Taylor Swift is a brilliant performer. She goes for 3+ hours with no breaks (although there are moments during costume changes when the dancers are prominentaly featured). Our seats were great, once the American boyfriend lunkhead standing next to me got the hint that he was bad-dancing manspreading into my space - I had to block him a few times from elbowing me in the face - and switched seats with his GF. (Their seats were on aisle, so he spent the concert bad-dancing in the aisle. Fine by me.)
Unlike most of those in attendance, including my companions, I don't know all the songs, I don't know all the words. Nevertheless, I thoroughly enjoyed the entire performance. You definitely get your money's worth at a Taylor Swift concert, that's for sure.
As I said, I like and admire Taylor Swift. I have a bunch - though not all - of her albums, and enjoy her music. And I admire her drive, her success, her business/marketing genius, and her connection with her audience. Watching her perform, listening to her, I felt uplifted and empowered. I can only imagine how she makes young women feel.
God knows, I wouldn't want Taylor Swift's life. Being in the public eye; having millions of people weighing in on your every professional and personal move; having every lyric written, every word uttered, dissected for clues of something-or-other.
But Bravissima, Taylor Swift!
Getting back to the hotel was a crush. One of the upsides of having first-rate public transportation is that people use it. So there weren't a lot of folks driving to the concert. They were catching the train back into town. Fortunately, we were well-situated to get to the station - about a 15 minute walk - before all of the masses arrived there. We were able to cram onto one of the first trains to leave.
Monday - another beautiful day - we museumed it, taking the ferry to one of Stockholm's many islands for the Vasa and ABBA Museums.
The Vasa is a 17th century warship that never quite got to war, as it capsized shortly after its maiden launch in 1628. Turns out the designers spent too much time on the elaborate decoration and too little on figuring out how much ballast the ship needed to keep from capsizing.
The Vasa was raised in the early 1960's, and all those years under water had preserved most of the hull.

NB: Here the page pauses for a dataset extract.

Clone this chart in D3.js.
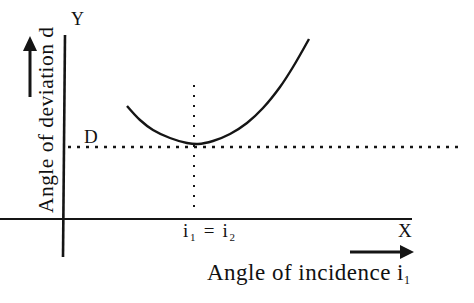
<!DOCTYPE html>
<html>
<head>
<meta charset="utf-8">
<script src="https://cdn.jsdelivr.net/npm/d3@7"></script>
<style>
  body { margin: 0; background: #fff; }
  text { font-family: "Liberation Serif", "Times New Roman", serif; fill: #111; }
</style>
</head>
<body>
<div id="chart"></div>
<script>
// curve of deviation vs incidence (arbitrary units)
let incidence = [15.75, 19, 22.25, 26.5, 30.75, 33.5, 37.25, 41.5, 45.75, 49.75, 54, 57.25, 61.25];
let deviation = [56.5, 49.5, 44.5, 40.5, 38, 37.5, 39, 42.5, 48, 55.5, 66, 76, 90];
let minDev = 36;       // D
let minInc = 32.5;     // i1 = i2

let width = 474, height = 303;

let svg = d3.select('#chart').append('svg')
    .attr('width', width)
    .attr('height', height);

let x = d3.scaleLinear().domain([0, 100]).range([64, 464]);
let y = d3.scaleLinear().domain([0, 100]).range([219, 19]);

let ink = '#151515';

// axes
svg.append('line')
    .attr('x1', x(-16)).attr('x2', 412)
    .attr('y1', y(0)).attr('y2', y(0))
    .attr('stroke', ink).attr('stroke-width', 2);

svg.append('line')
    .attr('x1', x(0) + 1).attr('x2', x(0) - 1)
    .attr('y1', 35).attr('y2', 257)
    .attr('stroke', ink).attr('stroke-width', 2.6);

// dotted guides
svg.append('line')
    .attr('x1', x(1)).attr('x2', x(100))
    .attr('y1', y(minDev)).attr('y2', y(minDev))
    .attr('stroke', ink).attr('stroke-width', 2.5)
    .attr('stroke-dasharray', '3,6');

svg.append('line')
    .attr('x1', x(minInc)).attr('x2', x(minInc))
    .attr('y1', y(67)).attr('y2', y(4))
    .attr('stroke', ink).attr('stroke-width', 2)
    .attr('stroke-dasharray', '2,8');

// the curve
let pts = incidence.map((d, i) => [d, deviation[i]]);
let line = d3.line()
    .x(d => x(d[0]))
    .y(d => y(d[1]))
    .curve(d3.curveCatmullRom);

svg.append('path')
    .datum(pts)
    .attr('d', line)
    .attr('fill', 'none')
    .attr('stroke', ink)
    .attr('stroke-width', 2.4);

// labels
svg.append('text').attr('x', 71).attr('y', 25).attr('font-size', 18).text('Y');
svg.append('text').attr('x', 84).attr('y', 143).attr('font-size', 19).text('D');
svg.append('text').attr('x', 398).attr('y', 237).attr('font-size', 19).text('X');

let eq = svg.append('text').attr('x', 183).attr('y', 237).attr('font-size', 19)
    .attr('textLength', 52);
eq.append('tspan').text('i');
eq.append('tspan').attr('font-size', 11).attr('dy', 4).text('1');
eq.append('tspan').attr('dy', -4).text(' = i');
eq.append('tspan').attr('font-size', 11).attr('dy', 4).text('2');

let xl = svg.append('text').attr('x', 207).attr('y', 280).attr('font-size', 23)
    .attr('textLength', 203);
xl.append('tspan').text('Angle of incidence i');
xl.append('tspan').attr('font-size', 12).attr('dy', 4).text('1');

svg.append('text')
    .attr('transform', 'translate(53,213) rotate(-90)')
    .attr('font-size', 21.5)
    .attr('textLength', 186)
    .text('Angle of deviation d');

// arrows
svg.append('line')
    .attr('x1', 350).attr('x2', 402).attr('y1', 252).attr('y2', 252)
    .attr('stroke', ink).attr('stroke-width', 3);
svg.append('path')
    .attr('d', 'M400,245 L414,252 L400,259 Z')
    .attr('fill', ink);

svg.append('line')
    .attr('x1', 30).attr('x2', 30).attr('y1', 97).attr('y2', 48)
    .attr('stroke', ink).attr('stroke-width', 3);
svg.append('path')
    .attr('d', 'M23,51 L30,36 L37,51 Z')
    .attr('fill', ink);
</script>
</body>
</html>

The ship has been brilliantly restored, with the missing pieces authentically reconstructed. I seem to remember that I saw the Vasa in 1973, on my only other visit to Stockholm, but this was well before this amazing museum was built. Just fascinating.
As was the ABBA museum, where we got to sing and dance and gawk at all those crazy ABBA costumes. Unfortunately, I didn't get the message that the disco was a silent disco. We were just supposed to dance to whatever we were hearing through our headphones, without singing along. My nieces had to tell me to zip it. (It's truly impossible not to sing along with an ABBA song.) The only disappointment was the gift shop: not nearly enough on offer. That said, we were able to get a tacky souvenir for my sister Kath, an ABBA fan from wayback.
On Monday night, we had excellent Greek food.
Who knew that Stockholm would have such a diverse restaurant scene? If I'd had six months to research the trip, I'm sure I would have known. But we were seat-of-the pants-ing it. And it all worked out.
And everything was easy-peasy, given that 90% of the Swedish population speaks English, and given that the sum total of my Swedish is hej (hi), skol (to your health), and tak (thank you).
Our flights back on Tuesday were, again, blessedly uneventful. (Stockholm Airport is, by the way, a marvel.)
All in all, a great trip.
No plans at the present, but now that I've done it once, I am open to another spontaneous trip somewhere, sometime.